I've owned this fountain pen for a good 15 years, must have bought it right after high school when I was sure I would never again be required to write with one. By that count, in all its pointlessness, it was the ultimate vanity item. By another count, in monetary terms, it quite obviously wasn't. The pen is no Cross or Montblanc. I've gone though moments of intense desire for such pieces of high luxury but I've never caved in.

The pen is a no-name from a budget store, the kind of place I used to frequent fresh out of high school, long on wants and short on cash. For its cheapness and namelessness, the pen has lived up fabulously. Whenever I rescue it after prolonged periods of deathlike inactivity – and its life so far has been a seemingly interminable train of periods of inactivity – it is ready to go. I uncap it, wipe it clean, insert a fresh ink cartridge and moisten the nib, and it starts writing just as it did when I had just bought it.

When I was in middle school, in leaner times than now, all of us wrote with fountain pens. Such were the rules, plus there weren't many ballpoint pens around. Our people-owned companies, under the rigors of five-year plans, didn't have room for frivolous activities such as giving away biros. Who would have manufactured them in the first place? China didn't exist back then.

In conditions of scarcity, the oddest objects can acquire prestige and desirability. At some point in school, someone discovered the magic of capitalist ink cartridges. Our home-grown ink, produced in the Barock factory in the next town up the river and purchased by our moms at the local stationer's at the beginning of each school year, came in cartridges plugged with a little plastic bung. Those made on the bright side of the Wall, available only to those whose grandparents could travel West, were capped with a little glass bead that could be recovered after use, liberated from the cartridge and dropped into the hollow interior of the pen where it would roll around during use with a characteristic sound.

This rattle, which could be much amplified by vigorous shaking, set the cool apart from the lame. The cool kids had other defining marks: blue fingertips, blue spots on their lips and possible blue teeth. To extract the glass bead, the empty cartridge had to be opened first, a task that was most easily accomplished by biting off the plastic disk that sealed the other end. The cartridge then had to be washed to get the bead out, spilling blue all over. One might have looked dyspraxic, but with a pen that clattered one could smugly look down on those poor and desperate fellows who wrote in silence.
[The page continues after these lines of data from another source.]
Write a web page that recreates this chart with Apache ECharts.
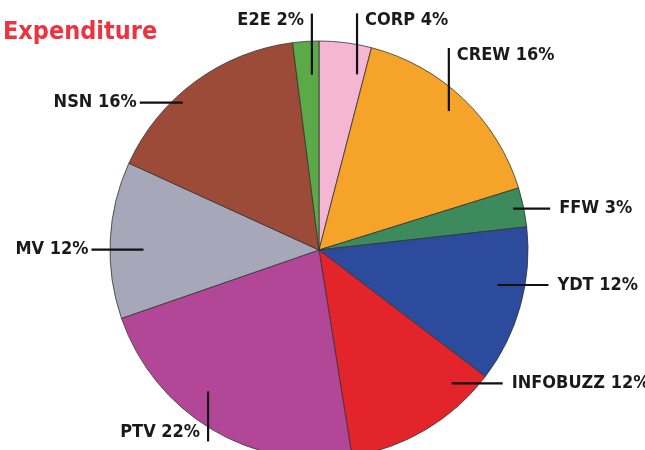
<!DOCTYPE html>
<html>
<head>
<meta charset="utf-8">
<script src="https://cdn.jsdelivr.net/npm/echarts@6/dist/echarts.min.js"></script>
<style>
  html, body { margin: 0; padding: 0; background: #fff; }
  #chart { width: 645px; height: 450px; }
</style>
</head>
<body>
<div id="chart"></div>
<script>
const names = ["CORP", "CREW", "FFW", "YDT", "INFOBUZZ", "PTV", "MV", "NSN", "E2E"];
const shares = [4, 16, 3, 12, 12, 22, 12, 16, 2];
const colors = ["#f4b6d2", "#f5a329", "#3d8a5c", "#2c4b9c", "#e3242b", "#b24797", "#a6a7b9", "#9b4b38", "#5caa47"];

// where each leader line starts inside its slice, and which way it runs
const leaders = [
  { frac: 0.84, rf: 0.86, dir: "up", len: 61, side: "right" },
  { frac: 0.49, rf: 0.91, dir: "up", len: 63, side: "right" },
  { frac: 0.48, rf: 0.95, dir: "right", len: 37 },
  { frac: 0.40, rf: 0.87, dir: "right", len: 51 },
  { frac: 0.18, rf: 0.90, dir: "right", len: 51 },
  { frac: 0.59, rf: 0.86, dir: "down", len: 50, side: "left" },
  { frac: 0.44, rf: 0.84, dir: "left", len: 52 },
  { frac: 0.39, rf: 0.96, dir: "left", len: 43 },
  { frac: 0.68, rf: 0.84, dir: "up", len: 61, side: "left" }
];

const cx = 319, cy = 250, R = 209;
const font = "'DejaVu Sans Condensed', 'DejaVu Sans', sans-serif";

const total = shares.reduce((a, b) => a + b, 0);
const starts = [];
let acc = 0;
shares.forEach(v => { starts.push(acc); acc += v; });

function anchor(i) {
  const l = leaders[i];
  const a0 = starts[i] / total * 2 * Math.PI;
  const a1 = (starts[i] + shares[i]) / total * 2 * Math.PI;
  const a = a0 + (a1 - a0) * l.frac;
  const r = R * l.rf;
  return [cx + r * Math.sin(a), cy - r * Math.cos(a)];
}

function placeLabel(p) {
  const i = p.dataIndex;
  const l = leaders[i];
  const s = anchor(i);
  let e, x, y, align;
  if (l.dir === "up") {
    e = [s[0], s[1] - l.len];
    y = e[1] + 7;
    if (l.side === "right") { x = e[0] + 8; align = "left"; }
    else { x = e[0] - 8; align = "right"; }
  } else if (l.dir === "down") {
    e = [s[0], s[1] + l.len];
    y = e[1] - 9;
    x = e[0] - 8; align = "right";
  } else if (l.dir === "right") {
    e = [s[0] + l.len, s[1]];
    x = e[0] + 9; y = e[1]; align = "left";
  } else {
    e = [s[0] - l.len, s[1]];
    x = e[0] - 3; y = e[1]; align = "right";
  }
  return { x: x, y: y, align: align, verticalAlign: "middle", labelLinePoints: [s, e, e] };
}

const pieData = names.map((n, i) => ({ name: n, value: shares[i], itemStyle: { color: colors[i] } }));

const chart = echarts.init(document.getElementById("chart"));
chart.setOption({
  animation: false,
  title: {
    text: "Expenditure",
    left: -2,
    top: 15,
    textStyle: { color: "#ec3340", fontSize: 25, fontWeight: "bold", fontFamily: font }
  },
  series: [
    {
      type: "pie",
      z: 2,
      center: [cx, cy],
      radius: R,
      startAngle: 90,
      clockwise: true,
      silent: true,
      itemStyle: { borderColor: "#333", borderWidth: 0.8 },
      label: { show: false },
      labelLine: { show: false },
      data: pieData
    },
    {
      // same slices again, transparent, only to draw labels and leader lines on top
      type: "pie",
      z: 3,
      center: [cx, cy],
      radius: R,
      startAngle: 90,
      clockwise: true,
      silent: true,
      avoidLabelOverlap: false,
      itemStyle: { color: "rgba(0,0,0,0)", borderWidth: 0 },
      label: {
        show: true,
        formatter: p => p.name + " " + p.value + "%",
        color: "#1a1a1a",
        fontSize: 18,
        fontWeight: "bold",
        fontFamily: font
      },
      labelLine: { show: true, lineStyle: { color: "#111", width: 2.2 } },
      labelLayout: placeLabel,
      data: names.map((n, i) => ({ name: n, value: shares[i] }))
    }
  ]
});
</script>
</body>
</html>
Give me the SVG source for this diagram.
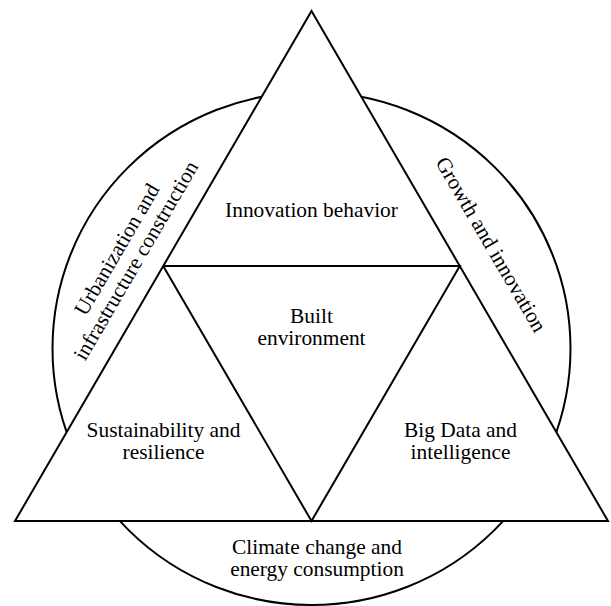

These days my pen is silent all too often. While I don't need it to make any sounds – I don't recover glass beads anymore – I would like it to make metaphorical noise, liberating the power of ideas and words and turning empty space into sense. The first step, as always, is to get going, and I've done that now. The question of why I blog hasn't been directly addressed but it's contained in this rambling discourse anyway.

Blogging takes time, demands creativity and works my brain. The reward, and the reason why I'll keep doing it, is that I like the results, sometimes right away but more often, as with a fine wine, after a suitable while. In moments of quiet reflection, or when I'm tired, down or empty, I pick a random month and frequently surprise myself with the cool things that have happened and the delightful ways they are described. Some posts are drab and inconsequential, but others are memory and enjoyment rolled into one. That's how I see it, anyway. And if it's good enough for me, it's perfect for this blog.